• What you will do
Set the listing down unchanged, minus every embedded image.

#####

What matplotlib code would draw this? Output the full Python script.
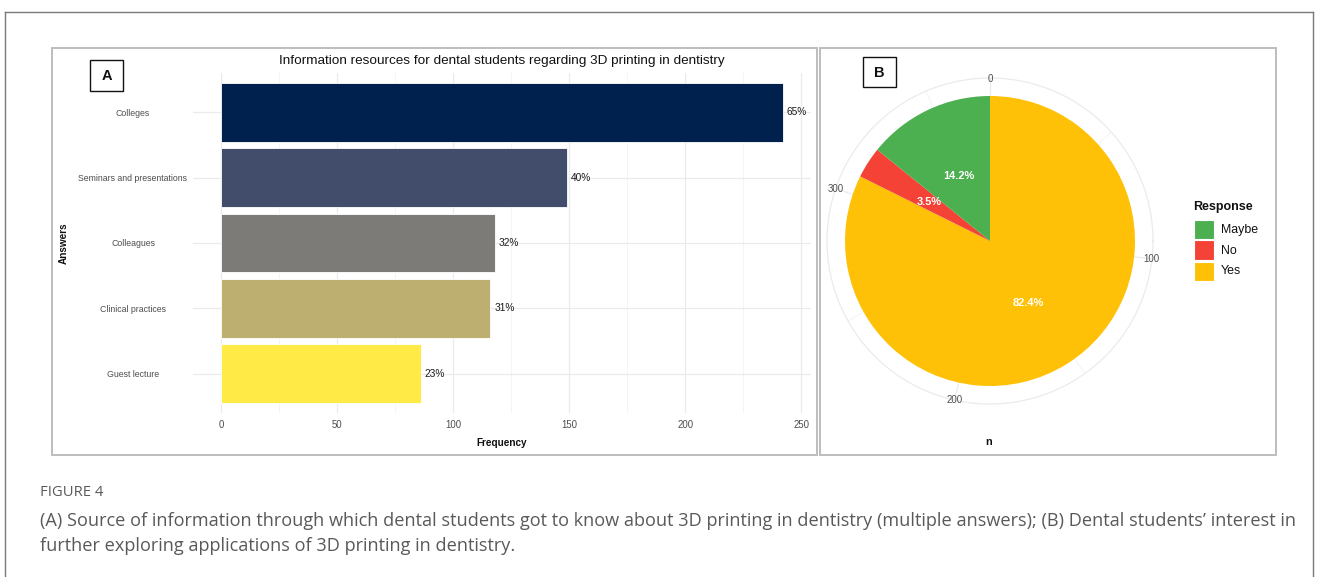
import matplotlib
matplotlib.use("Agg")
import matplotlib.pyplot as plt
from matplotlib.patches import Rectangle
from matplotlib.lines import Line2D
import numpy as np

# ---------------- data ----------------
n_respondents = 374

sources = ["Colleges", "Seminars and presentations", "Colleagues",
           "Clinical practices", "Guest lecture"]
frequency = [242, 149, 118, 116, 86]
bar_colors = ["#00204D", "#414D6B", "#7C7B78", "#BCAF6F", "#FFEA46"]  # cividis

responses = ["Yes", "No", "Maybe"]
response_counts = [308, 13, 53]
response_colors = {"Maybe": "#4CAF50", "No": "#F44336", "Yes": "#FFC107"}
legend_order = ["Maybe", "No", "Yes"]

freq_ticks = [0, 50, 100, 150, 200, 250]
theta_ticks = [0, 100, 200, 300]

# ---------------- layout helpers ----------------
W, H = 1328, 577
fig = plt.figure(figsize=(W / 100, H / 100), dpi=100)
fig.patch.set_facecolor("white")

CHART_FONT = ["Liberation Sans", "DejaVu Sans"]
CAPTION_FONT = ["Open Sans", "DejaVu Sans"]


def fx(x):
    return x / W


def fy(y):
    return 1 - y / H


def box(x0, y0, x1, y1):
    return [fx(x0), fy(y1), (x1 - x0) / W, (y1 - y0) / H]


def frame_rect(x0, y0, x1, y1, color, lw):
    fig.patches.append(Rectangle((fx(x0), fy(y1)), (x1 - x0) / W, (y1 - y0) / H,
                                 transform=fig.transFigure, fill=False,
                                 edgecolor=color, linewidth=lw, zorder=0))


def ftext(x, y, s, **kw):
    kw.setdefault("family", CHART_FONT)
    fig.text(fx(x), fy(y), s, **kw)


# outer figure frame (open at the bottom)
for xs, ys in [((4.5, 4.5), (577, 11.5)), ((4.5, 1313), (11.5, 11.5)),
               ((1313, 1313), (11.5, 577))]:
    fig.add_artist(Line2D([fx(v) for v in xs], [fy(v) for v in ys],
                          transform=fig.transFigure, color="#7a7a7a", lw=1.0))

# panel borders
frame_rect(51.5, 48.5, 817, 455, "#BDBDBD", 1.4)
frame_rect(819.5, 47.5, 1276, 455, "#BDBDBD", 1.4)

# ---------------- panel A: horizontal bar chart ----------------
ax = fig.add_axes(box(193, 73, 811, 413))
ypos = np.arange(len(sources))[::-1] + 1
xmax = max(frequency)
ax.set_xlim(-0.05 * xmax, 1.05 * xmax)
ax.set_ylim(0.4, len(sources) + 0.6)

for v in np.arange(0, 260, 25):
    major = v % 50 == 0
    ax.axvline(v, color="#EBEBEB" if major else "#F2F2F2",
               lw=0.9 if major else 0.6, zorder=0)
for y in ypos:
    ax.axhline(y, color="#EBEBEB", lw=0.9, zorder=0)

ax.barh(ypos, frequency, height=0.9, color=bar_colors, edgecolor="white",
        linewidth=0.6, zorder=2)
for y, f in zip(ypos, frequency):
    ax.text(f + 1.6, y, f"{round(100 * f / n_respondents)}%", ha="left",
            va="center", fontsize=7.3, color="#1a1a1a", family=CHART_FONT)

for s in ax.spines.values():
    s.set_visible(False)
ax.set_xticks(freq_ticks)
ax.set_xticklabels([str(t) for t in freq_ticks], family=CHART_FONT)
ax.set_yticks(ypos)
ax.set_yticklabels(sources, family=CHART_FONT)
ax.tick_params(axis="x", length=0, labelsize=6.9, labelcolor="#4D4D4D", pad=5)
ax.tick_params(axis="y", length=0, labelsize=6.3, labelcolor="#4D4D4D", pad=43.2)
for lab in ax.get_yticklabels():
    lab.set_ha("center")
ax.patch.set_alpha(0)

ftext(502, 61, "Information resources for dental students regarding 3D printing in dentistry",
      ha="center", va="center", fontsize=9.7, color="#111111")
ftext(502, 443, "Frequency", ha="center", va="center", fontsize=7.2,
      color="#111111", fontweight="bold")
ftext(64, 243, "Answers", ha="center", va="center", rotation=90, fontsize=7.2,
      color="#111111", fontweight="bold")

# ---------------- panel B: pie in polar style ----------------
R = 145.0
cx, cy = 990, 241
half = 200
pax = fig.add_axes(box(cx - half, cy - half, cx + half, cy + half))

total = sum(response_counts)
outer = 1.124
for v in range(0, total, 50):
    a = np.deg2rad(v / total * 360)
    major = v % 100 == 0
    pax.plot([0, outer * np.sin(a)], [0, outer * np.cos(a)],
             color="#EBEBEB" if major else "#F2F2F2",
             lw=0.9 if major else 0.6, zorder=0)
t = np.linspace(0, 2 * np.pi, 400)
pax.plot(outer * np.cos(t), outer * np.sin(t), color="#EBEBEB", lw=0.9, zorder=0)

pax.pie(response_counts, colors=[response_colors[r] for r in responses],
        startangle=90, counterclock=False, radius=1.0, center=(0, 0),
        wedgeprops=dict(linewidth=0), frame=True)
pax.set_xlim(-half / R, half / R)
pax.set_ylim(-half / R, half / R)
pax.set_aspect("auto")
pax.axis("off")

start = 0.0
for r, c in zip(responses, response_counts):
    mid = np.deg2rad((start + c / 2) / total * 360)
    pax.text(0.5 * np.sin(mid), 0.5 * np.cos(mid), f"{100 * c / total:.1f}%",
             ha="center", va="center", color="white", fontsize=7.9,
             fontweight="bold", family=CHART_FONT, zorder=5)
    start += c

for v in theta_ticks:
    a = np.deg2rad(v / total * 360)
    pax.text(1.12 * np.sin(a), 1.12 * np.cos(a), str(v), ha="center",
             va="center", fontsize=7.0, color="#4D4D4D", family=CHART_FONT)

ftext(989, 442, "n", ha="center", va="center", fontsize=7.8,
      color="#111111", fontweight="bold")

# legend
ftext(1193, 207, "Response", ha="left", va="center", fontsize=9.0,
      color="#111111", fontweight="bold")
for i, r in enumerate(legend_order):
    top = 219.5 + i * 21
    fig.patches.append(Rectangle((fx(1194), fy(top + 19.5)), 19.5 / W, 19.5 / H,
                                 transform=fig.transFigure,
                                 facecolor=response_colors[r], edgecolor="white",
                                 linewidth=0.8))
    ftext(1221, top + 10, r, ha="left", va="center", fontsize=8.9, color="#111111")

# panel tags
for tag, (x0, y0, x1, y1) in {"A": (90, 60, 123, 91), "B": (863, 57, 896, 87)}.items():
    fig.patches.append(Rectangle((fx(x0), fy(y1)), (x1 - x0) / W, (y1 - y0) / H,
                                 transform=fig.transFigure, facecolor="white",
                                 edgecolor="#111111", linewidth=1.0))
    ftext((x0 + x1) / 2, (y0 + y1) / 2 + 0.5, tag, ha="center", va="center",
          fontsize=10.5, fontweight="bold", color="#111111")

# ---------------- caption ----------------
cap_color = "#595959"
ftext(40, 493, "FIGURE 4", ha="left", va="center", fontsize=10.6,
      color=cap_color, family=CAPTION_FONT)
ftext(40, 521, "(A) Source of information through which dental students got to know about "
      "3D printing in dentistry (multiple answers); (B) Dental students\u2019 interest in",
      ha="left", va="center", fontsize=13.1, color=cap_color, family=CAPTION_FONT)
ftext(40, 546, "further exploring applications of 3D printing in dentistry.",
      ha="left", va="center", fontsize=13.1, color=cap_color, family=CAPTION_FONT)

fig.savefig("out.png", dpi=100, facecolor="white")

#####

• The answer
What matplotlib code would draw this? Output the full Python script.
import matplotlib
matplotlib.use("Agg")
import matplotlib.pyplot as plt
from matplotlib.patches import Rectangle
from matplotlib.lines import Line2D
import numpy as np

# ---------------- data ----------------
n_respondents = 374

sources = ["Colleges", "Seminars and presentations", "Colleagues",
           "Clinical practices", "Guest lecture"]
frequency = [242, 149, 118, 116, 86]
bar_colors = ["#00204D", "#414D6B", "#7C7B78", "#BCAF6F", "#FFEA46"]  # cividis

responses = ["Yes", "No", "Maybe"]
response_counts = [308, 13, 53]
response_colors = {"Maybe": "#4CAF50", "No": "#F44336", "Yes": "#FFC107"}
legend_order = ["Maybe", "No", "Yes"]

freq_ticks = [0, 50, 100, 150, 200, 250]
theta_ticks = [0, 100, 200, 300]

# ---------------- layout helpers ----------------
W, H = 1328, 577
fig = plt.figure(figsize=(W / 100, H / 100), dpi=100)
fig.patch.set_facecolor("white")

CHART_FONT = ["Liberation Sans", "DejaVu Sans"]
CAPTION_FONT = ["Open Sans", "DejaVu Sans"]


def fx(x):
    return x / W


def fy(y):
    return 1 - y / H


def box(x0, y0, x1, y1):
    return [fx(x0), fy(y1), (x1 - x0) / W, (y1 - y0) / H]


def frame_rect(x0, y0, x1, y1, color, lw):
    fig.patches.append(Rectangle((fx(x0), fy(y1)), (x1 - x0) / W, (y1 - y0) / H,
                                 transform=fig.transFigure, fill=False,
                                 edgecolor=color, linewidth=lw, zorder=0))


def ftext(x, y, s, **kw):
    kw.setdefault("family", CHART_FONT)
    fig.text(fx(x), fy(y), s, **kw)


# outer figure frame (open at the bottom)
for xs, ys in [((4.5, 4.5), (577, 11.5)), ((4.5, 1313), (11.5, 11.5)),
               ((1313, 1313), (11.5, 577))]:
    fig.add_artist(Line2D([fx(v) for v in xs], [fy(v) for v in ys],
                          transform=fig.transFigure, color="#7a7a7a", lw=1.0))

# panel borders
frame_rect(51.5, 48.5, 817, 455, "#BDBDBD", 1.4)
frame_rect(819.5, 47.5, 1276, 455, "#BDBDBD", 1.4)

# ---------------- panel A: horizontal bar chart ----------------
ax = fig.add_axes(box(193, 73, 811, 413))
ypos = np.arange(len(sources))[::-1] + 1
xmax = max(frequency)
ax.set_xlim(-0.05 * xmax, 1.05 * xmax)
ax.set_ylim(0.4, len(sources) + 0.6)

for v in np.arange(0, 260, 25):
    major = v % 50 == 0
    ax.axvline(v, color="#EBEBEB" if major else "#F2F2F2",
               lw=0.9 if major else 0.6, zorder=0)
for y in ypos:
    ax.axhline(y, color="#EBEBEB", lw=0.9, zorder=0)

ax.barh(ypos, frequency, height=0.9, color=bar_colors, edgecolor="white",
        linewidth=0.6, zorder=2)
for y, f in zip(ypos, frequency):
    ax.text(f + 1.6, y, f"{round(100 * f / n_respondents)}%", ha="left",
            va="center", fontsize=7.3, color="#1a1a1a", family=CHART_FONT)

for s in ax.spines.values():
    s.set_visible(False)
ax.set_xticks(freq_ticks)
ax.set_xticklabels([str(t) for t in freq_ticks], family=CHART_FONT)
ax.set_yticks(ypos)
ax.set_yticklabels(sources, family=CHART_FONT)
ax.tick_params(axis="x", length=0, labelsize=6.9, labelcolor="#4D4D4D", pad=5)
ax.tick_params(axis="y", length=0, labelsize=6.3, labelcolor="#4D4D4D", pad=43.2)
for lab in ax.get_yticklabels():
    lab.set_ha("center")
ax.patch.set_alpha(0)

ftext(502, 61, "Information resources for dental students regarding 3D printing in dentistry",
      ha="center", va="center", fontsize=9.7, color="#111111")
ftext(502, 443, "Frequency", ha="center", va="center", fontsize=7.2,
      color="#111111", fontweight="bold")
ftext(64, 243, "Answers", ha="center", va="center", rotation=90, fontsize=7.2,
      color="#111111", fontweight="bold")

# ---------------- panel B: pie in polar style ----------------
R = 145.0
cx, cy = 990, 241
half = 200
pax = fig.add_axes(box(cx - half, cy - half, cx + half, cy + half))

total = sum(response_counts)
outer = 1.124
for v in range(0, total, 50):
    a = np.deg2rad(v / total * 360)
    major = v % 100 == 0
    pax.plot([0, outer * np.sin(a)], [0, outer * np.cos(a)],
             color="#EBEBEB" if major else "#F2F2F2",
             lw=0.9 if major else 0.6, zorder=0)
t = np.linspace(0, 2 * np.pi, 400)
pax.plot(outer * np.cos(t), outer * np.sin(t), color="#EBEBEB", lw=0.9, zorder=0)

pax.pie(response_counts, colors=[response_colors[r] for r in responses],
        startangle=90, counterclock=False, radius=1.0, center=(0, 0),
        wedgeprops=dict(linewidth=0), frame=True)
pax.set_xlim(-half / R, half / R)
pax.set_ylim(-half / R, half / R)
pax.set_aspect("auto")
pax.axis("off")

start = 0.0
for r, c in zip(responses, response_counts):
    mid = np.deg2rad((start + c / 2) / total * 360)
    pax.text(0.5 * np.sin(mid), 0.5 * np.cos(mid), f"{100 * c / total:.1f}%",
             ha="center", va="center", color="white", fontsize=7.9,
             fontweight="bold", family=CHART_FONT, zorder=5)
    start += c

for v in theta_ticks:
    a = np.deg2rad(v / total * 360)
    pax.text(1.12 * np.sin(a), 1.12 * np.cos(a), str(v), ha="center",
             va="center", fontsize=7.0, color="#4D4D4D", family=CHART_FONT)

ftext(989, 442, "n", ha="center", va="center", fontsize=7.8,
      color="#111111", fontweight="bold")

# legend
ftext(1193, 207, "Response", ha="left", va="center", fontsize=9.0,
      color="#111111", fontweight="bold")
for i, r in enumerate(legend_order):
    top = 219.5 + i * 21
    fig.patches.append(Rectangle((fx(1194), fy(top + 19.5)), 19.5 / W, 19.5 / H,
                                 transform=fig.transFigure,
                                 facecolor=response_colors[r], edgecolor="white",
                                 linewidth=0.8))
    ftext(1221, top + 10, r, ha="left", va="center", fontsize=8.9, color="#111111")

# panel tags
for tag, (x0, y0, x1, y1) in {"A": (90, 60, 123, 91), "B": (863, 57, 896, 87)}.items():
    fig.patches.append(Rectangle((fx(x0), fy(y1)), (x1 - x0) / W, (y1 - y0) / H,
                                 transform=fig.transFigure, facecolor="white",
                                 edgecolor="#111111", linewidth=1.0))
    ftext((x0 + x1) / 2, (y0 + y1) / 2 + 0.5, tag, ha="center", va="center",
          fontsize=10.5, fontweight="bold", color="#111111")

# ---------------- caption ----------------
cap_color = "#595959"
ftext(40, 493, "FIGURE 4", ha="left", va="center", fontsize=10.6,
      color=cap_color, family=CAPTION_FONT)
ftext(40, 521, "(A) Source of information through which dental students got to know about "
      "3D printing in dentistry (multiple answers); (B) Dental students\u2019 interest in",
      ha="left", va="center", fontsize=13.1, color=cap_color, family=CAPTION_FONT)
ftext(40, 546, "further exploring applications of 3D printing in dentistry.",
      ha="left", va="center", fontsize=13.1, color=cap_color, family=CAPTION_FONT)

fig.savefig("out.png", dpi=100, facecolor="white")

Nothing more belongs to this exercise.